Book Excerpt: 'Motherhood and Hollywood'

ByABC News via logo
September 30, 2002, 3:03 PM

Oct. 1 -- Patricia Heaton, the Emmy-winning actress who plays sassy suburban wife and mom Debra Barone on Everybody Loves Raymond touts the importance of friends and family in her new book, Motherhood & Hollywood.

Heaton plays the wife of Long Island sportswriter Ray Barone on the CBS sitcom, in which the couple comically contend with overbearing in-laws, and sibling rivalry with Ray's brother, as they try to raise three children in the suburbs.

The Emmy-award winning actress, a mother of four who grew up in the suburbs, understands her part well.

Here is an excerpt from Motherhood and Hollywood: How to Get A Job Like Mine, a collection of essays on family and friendship, by Patricia Heaton:

Cleveland

My Childhood: Where Did it All Go Right?

I suffer from an early childhood malady that is more common than you've been led to believe. I call it Way Too Normal and Happy Upbringing Syndrome. Or, as you probably know it, WTNHUS. It's easier to say if you hold your nose closed really tight with your thumb and forefinger. Go ahead, I'll wait.

See, the problem is that I grew up in an average west-side Cleveland suburb, in an average, fairly functional, devout Catholic family, two parents, different sexes, five kids, no divorce, suicide, sexual abuse, drug addiction, or jail time.

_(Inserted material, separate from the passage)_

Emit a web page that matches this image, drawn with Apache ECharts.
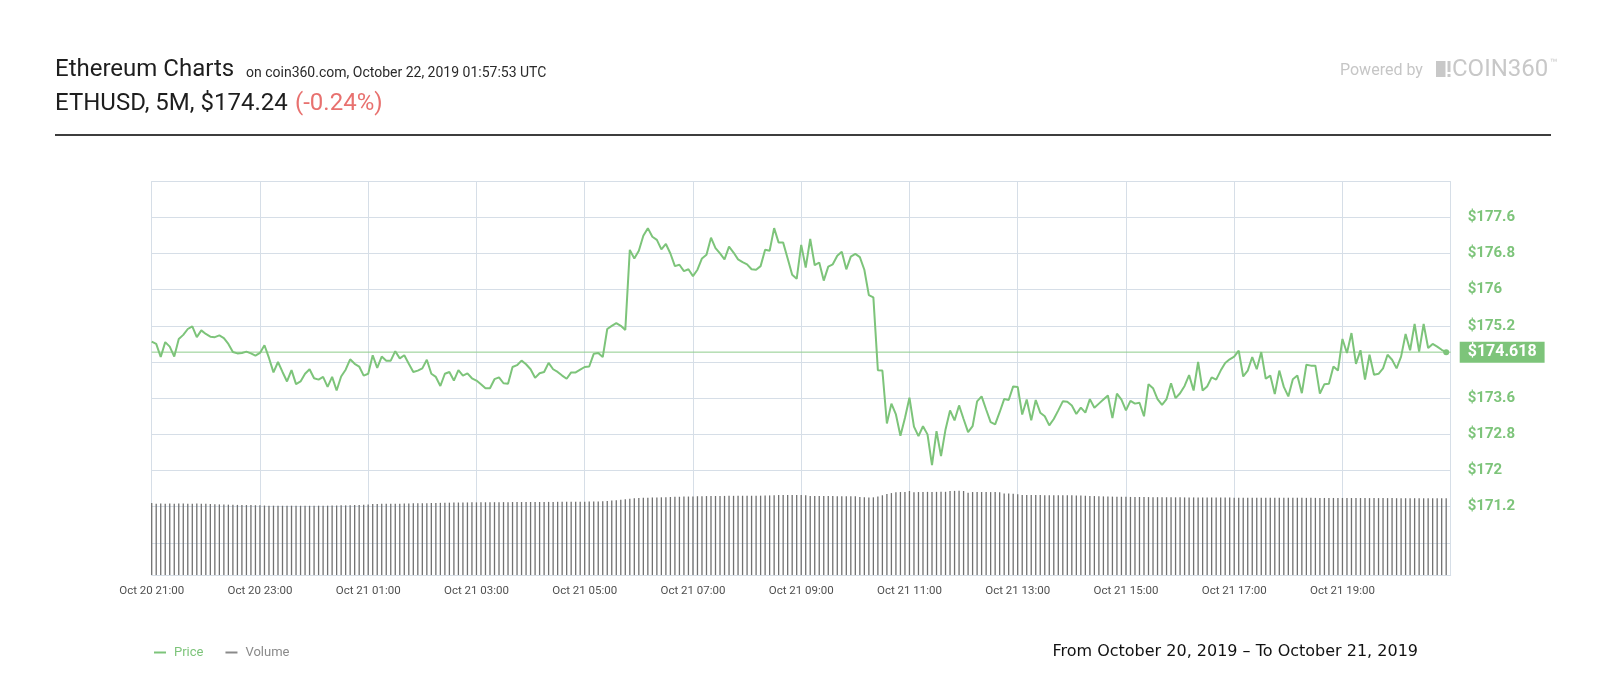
<!DOCTYPE html>
<html><head><meta charset="utf-8">
<script src="https://cdn.jsdelivr.net/npm/echarts@6/dist/echarts.min.js"></script>
<style>html,body{margin:0;padding:0;background:#fff}#c{width:1600px;height:700px}</style>
</head><body><div id="c"></div>
<script>
const MONTHS = ['Jan','Feb','Mar','Apr','May','Jun','Jul','Aug','Sep','Oct','Nov','Dec'];
const startUTC = Date.UTC(2019, 9, 20, 21, 0);
const stepMinutes = 5;
const slotCount = 289;
const pad = n => (n < 10 ? '0' : '') + n;
const timeLabels = [];
for (let i = 0; i < slotCount; i++) {
  const t = new Date(startUTC + i * stepMinutes * 60000);
  timeLabels.push(MONTHS[t.getUTCMonth()] + ' ' + t.getUTCDate() + ' ' + pad(t.getUTCHours()) + ':' + pad(t.getUTCMinutes()));
}
const price = [
174.85,174.80,174.51,174.84,174.74,174.52,174.91,175.00,175.13,175.19,
174.95,175.10,175.02,174.96,174.95,174.99,174.93,174.80,174.62,174.59,
174.60,174.63,174.59,174.54,174.60,174.77,174.49,174.17,174.40,174.18,
173.97,174.22,173.91,173.97,174.14,174.24,174.04,174.01,174.07,173.85,
174.07,173.77,174.08,174.23,174.46,174.36,174.30,174.10,174.14,174.55,
174.27,174.52,174.43,174.43,174.64,174.48,174.55,174.36,174.18,174.21,
174.26,174.45,174.14,174.07,
173.87,174.14,174.18,173.99,174.22,174.10,174.15,174.04,173.99,173.91,
173.82,173.82,174.02,174.06,173.93,173.92,174.29,174.33,174.43,174.35,
174.24,174.05,174.15,174.18,174.38,174.24,174.18,174.10,174.03,174.17,
174.17,174.23,174.29,174.30,174.58,174.60,174.51,175.13,175.20,175.26,
175.20,175.11,
176.88,176.69,176.86,177.19,177.36,177.17,177.10,176.89,177.01,176.80,
176.52,176.55,176.41,176.45,176.30,176.44,176.69,176.77,177.15,176.92,
176.80,176.67,176.95,176.82,176.67,176.61,176.56,176.45,176.44,176.52,
176.88,176.86,177.36,177.04,177.04,176.69,176.33,176.24,176.99,176.49,
177.12,176.54,176.60,176.20,176.51,176.56,176.75,176.84,176.45,176.73,
176.79,176.72,176.44,175.88,175.83,
174.22,174.21,173.04,173.48,173.24,172.77,173.16,173.61,172.97,172.76,
172.98,172.80,172.12,172.87,172.32,172.91,173.33,173.11,173.44,173.14,
172.85,172.98,173.53,173.64,173.35,173.07,173.02,173.29,173.58,173.56,
173.86,173.85,173.24,173.57,173.11,173.56,173.28,173.20,173.00,173.14,
173.33,173.53,173.52,173.44,173.25,173.39,173.28,173.58,173.39,173.48,
173.57,173.66,173.16,173.70,173.57,173.33,173.54,173.48,173.50,
173.20,173.91,173.82,173.58,173.45,173.58,173.93,173.60,173.71,173.87,
174.11,173.77,174.40,173.77,173.86,174.06,174.01,174.21,174.38,174.46,
174.52,174.65,174.08,174.21,174.51,174.24,174.62,174.03,174.10,173.69,
174.21,173.85,173.64,174.02,174.10,
173.71,174.34,174.32,174.32,173.70,173.91,173.92,174.30,174.21,174.91,
174.60,175.04,174.36,174.66,174.01,174.56,174.12,174.14,174.26,174.56,
174.45,174.26,174.52,175.02,174.66,175.24,174.63,175.24,174.71,174.80,
174.74,174.67,174.618
];
const volume = [
914,905,908,905,908,905,908,908,905,905,908,905,905,
900,898,896,895,893,893,890,890,888,888,886,886,
882,880,880,879,879,879,880,879,879,878,879,880,880,879,880,882,882,884,884,886,888,890,893,896,
900,902,904,905,905,906,906,908,908,910,910,912,912,914,914,
916,918,918,920,920,921,921,922,922,923,923,924,924,925,925,925,926,926,926,926,927,927,927,928,928,928,929,929,930,930,930,931,931,932,932,934,936,
940,945,950,955,962,968,
975,978,980,982,984,985,986,988,990,992,993,995,996,998,
1000,1001,1002,1003,1003,1004,1004,1005,1005,1005,1006,1006,1006,1007,1007,1008,1010,1012,
1015,1015,1015,1015,1014,1014,1013,
1003,1003,1002,1002,1002,1002,1001,1001,1000,1000,999,
990,986,985,986,998,1012,1028,1040,1050,1053,1055,1066,
1050,1053,1053,1055,1055,1055,1056,1056,1066,1068,1068,1066,
1045,1053,1053,1053,1053,1052,1052,1050,1036,1034,1030,1025,
1016,1015,1015,1014,1014,1013,1013,1013,1012,1012,1011,1011,1010,
1008,1006,1004,1002,1000,998,996,995,994,993,992,991,990,990,989,989,988,988,987,987,986,986,986,985,985,985,984,984,984,984,
983,983,983,983,982,982,982,982,981,981,981,981,981,980,980,980,980,980,979,979,979,979,979,978,978,978,978,978,978,977,977,977,977,977,976,976,976,976,976,976,975,975,975,975,975,975,974,974,974,974,974,973
];
const priceAxis = { min: 169.6, max: 178.4, step: 0.8, firstLabel: 171.2 };
const volumeAxisMax = 5000;
const labelEvery = 24;
const lastPrice = price[price.length - 1];
const GREEN = '#7dc47a';
const GRIDC = '#d6dee7';

// current-price guide: spans the whole time range at the last price
const guideData = [[timeLabels[0], lastPrice], [timeLabels[slotCount - 1], lastPrice]];

const chart = echarts.init(document.getElementById('c'), null, { renderer: 'canvas' });
chart.setOption({
  animation: false,
  backgroundColor: '#ffffff',
  grid: [
    { left: 151.7, right: 149.3, top: 181.1, height: 398 },
    { left: 151.7, right: 149.3, top: 181.1, bottom: 125 }
  ],
  xAxis: [
    { type: 'category', gridIndex: 0, data: timeLabels, boundaryGap: false, show: false },
    { type: 'category', gridIndex: 1, data: timeLabels, boundaryGap: false,
      axisLine: { show: true, lineStyle: { color: GRIDC } },
      axisTick: { show: false },
      axisLabel: { interval: (i) => i % labelEvery === 0 && i < slotCount - 1, color: '#505050', fontSize: 11.5, fontFamily: 'Roboto', margin: 10 },
      splitLine: { show: true, interval: (i) => i % labelEvery === 0, lineStyle: { color: GRIDC, width: 1 } } }
  ],
  yAxis: [
    { type: 'value', gridIndex: 0, position: 'right', min: priceAxis.min, max: priceAxis.max, interval: priceAxis.step,
      axisLine: { show: false }, axisTick: { show: false },
      axisLabel: { color: GREEN, fontSize: 15, fontWeight: 'bold', fontFamily: 'Roboto', margin: 17,
        showMinLabel: false, showMaxLabel: false,
        formatter: v => ((Math.abs(v - lastPrice) < 0.3 || v < priceAxis.firstLabel - 0.01) ? '' : '$' + (+v.toFixed(1))) },
      splitLine: { show: true, showMinLine: false, lineStyle: { color: GRIDC, width: 1 } } },
    { type: 'value', gridIndex: 1, min: 0, max: volumeAxisMax, show: false, splitLine: { show: false } }
  ],
  legend: {
    left: 149, top: 641, itemWidth: 12, itemHeight: 2, itemGap: 22, icon: 'rect',
    textStyle: { fontSize: 13, fontFamily: 'Roboto', padding: [0, 0, 0, 3] },
    data: [
      { name: 'Price', textStyle: { color: GREEN }, itemStyle: { color: GREEN } },
      { name: 'Volume', textStyle: { color: '#8a8a8a' }, itemStyle: { color: '#8a8a8a' } }
    ]
  },
  series: [
    { type: 'bar', name: 'Volume', xAxisIndex: 1, yAxisIndex: 1, data: volume, barWidth: 1.3,
      itemStyle: { color: '#717171' }, silent: true, z: 1 },
    { type: 'line', name: 'guide', xAxisIndex: 0, yAxisIndex: 0, data: guideData, showSymbol: false, silent: true,
      lineStyle: { color: '#8fcc8b', width: 1 }, z: 2,
      markPoint: { silent: true, symbol: 'rect', symbolSize: 0,
        label: { show: true, position: 'right', distance: 9, formatter: '$' + lastPrice, backgroundColor: GREEN, color: '#fff',
          fontSize: 16, fontWeight: 'bold', fontFamily: 'Roboto', padding: [3, 8, 2, 8] },
        data: [{ coord: [timeLabels[slotCount - 1], lastPrice] }] } },
    { type: 'line', name: 'Price', xAxisIndex: 0, yAxisIndex: 0, data: price,
      symbol: 'circle', showSymbol: true, showAllSymbol: true,
      symbolSize: (v, p) => (p.dataIndex === price.length - 1 ? 6 : 0),
      lineStyle: { color: GREEN, width: 2 }, itemStyle: { color: GREEN }, z: 3 }
  ],
  graphic: [
    { type: 'text', x: 55, y: 70, style: { text: 'Ethereum Charts', font: '24px Roboto', fill: '#1e1e1e', verticalAlign: 'middle' } },
    { type: 'text', x: 246, y: 73.5, style: { text: 'on coin360.com, October 22, 2019 01:57:53 UTC', font: '14px Roboto', fill: '#2a2a2a', verticalAlign: 'middle' } },
    { type: 'text', x: 55, y: 103.5, style: { text: 'ETHUSD, 5M, $174.24', font: '24px Roboto', fill: '#1e1e1e', verticalAlign: 'middle' } },
    { type: 'text', x: 295, y: 103.5, style: { text: '(-0.24%)', font: '24px Roboto', fill: '#e8716f', verticalAlign: 'middle' } },
    { type: 'rect', shape: { x: 55, y: 134, width: 1496, height: 2 }, style: { fill: '#3d3d3d' } },
    { type: 'text', x: 1340, y: 70.5, style: { text: 'Powered by', font: '16px Roboto', fill: '#c6c6c6', verticalAlign: 'middle' } },
    { type: 'rect', shape: { x: 1436, y: 61, width: 9.5, height: 16 }, style: { fill: '#c8c8c8' } },
    { type: 'rect', shape: { x: 1447.5, y: 61, width: 3, height: 11 }, style: { fill: '#c8c8c8' } },
    { type: 'rect', shape: { x: 1447.5, y: 74, width: 3, height: 3 }, style: { fill: '#c8c8c8' } },
    { type: 'text', x: 1452, y: 69.5, style: { text: 'COIN360', font: '24px Roboto', fill: '#c8c8c8', verticalAlign: 'middle' } },
    { type: 'text', x: 1550, y: 64, style: { text: '™', font: '12px Roboto', fill: '#c8c8c8', verticalAlign: 'middle' } },
    { type: 'text', x: 1418, y: 652, style: { text: 'From October 20, 2019 \u2013 To October 21, 2019', font: '16px "DejaVu Sans"', fill: '#111', align: 'right', verticalAlign: 'middle' } }
  ]
});
</script>
</body></html>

We didn't have a lot of money but we weren't poor. We got to do cool stuff because our dad was a sportswriter, but we weren't rich either.

We lived in a tree-laden five-miles-long-by-two-miles-wide village on Lake Erie that was like Andy Griffith's fictional Mayberry. Minus the Barneys, Gomers, and Floyds. We did have a few Aunt Bees. It was the mid-sixties, and we were close enough to Cleveland to have cool music, professional sports, and tons of movie theaters. The Beatles, the Stones, Jimi Hendrix, and Barbra Streisand all made stops there. And we were far enough away from downtown to be able to read about local poverty and race riots like they were happening somewhere else.

Bay Village was such a soft, gentle community that the kids from the suburbs closer to Cleveland called it Gay Village. We could walk to the beach, ride bikes to our friends' houses, buy penny candy and lucky rabbits' feet from the five-and-dime. Every Fourth of July there were fireworks, a carnival, and a parade where we displayed the bikes we had decorated with red, white, and blue crepe paper in the spokes and pinwheels on the handlebars. My best friend across the street, Sally Greene, discovered that if you soaked the crepe paper in water it would color it, and suggested that we could make a killing if we put the colored water in jars and sold it-you know, colored-crepe-paper water. Oddly enough, no takers.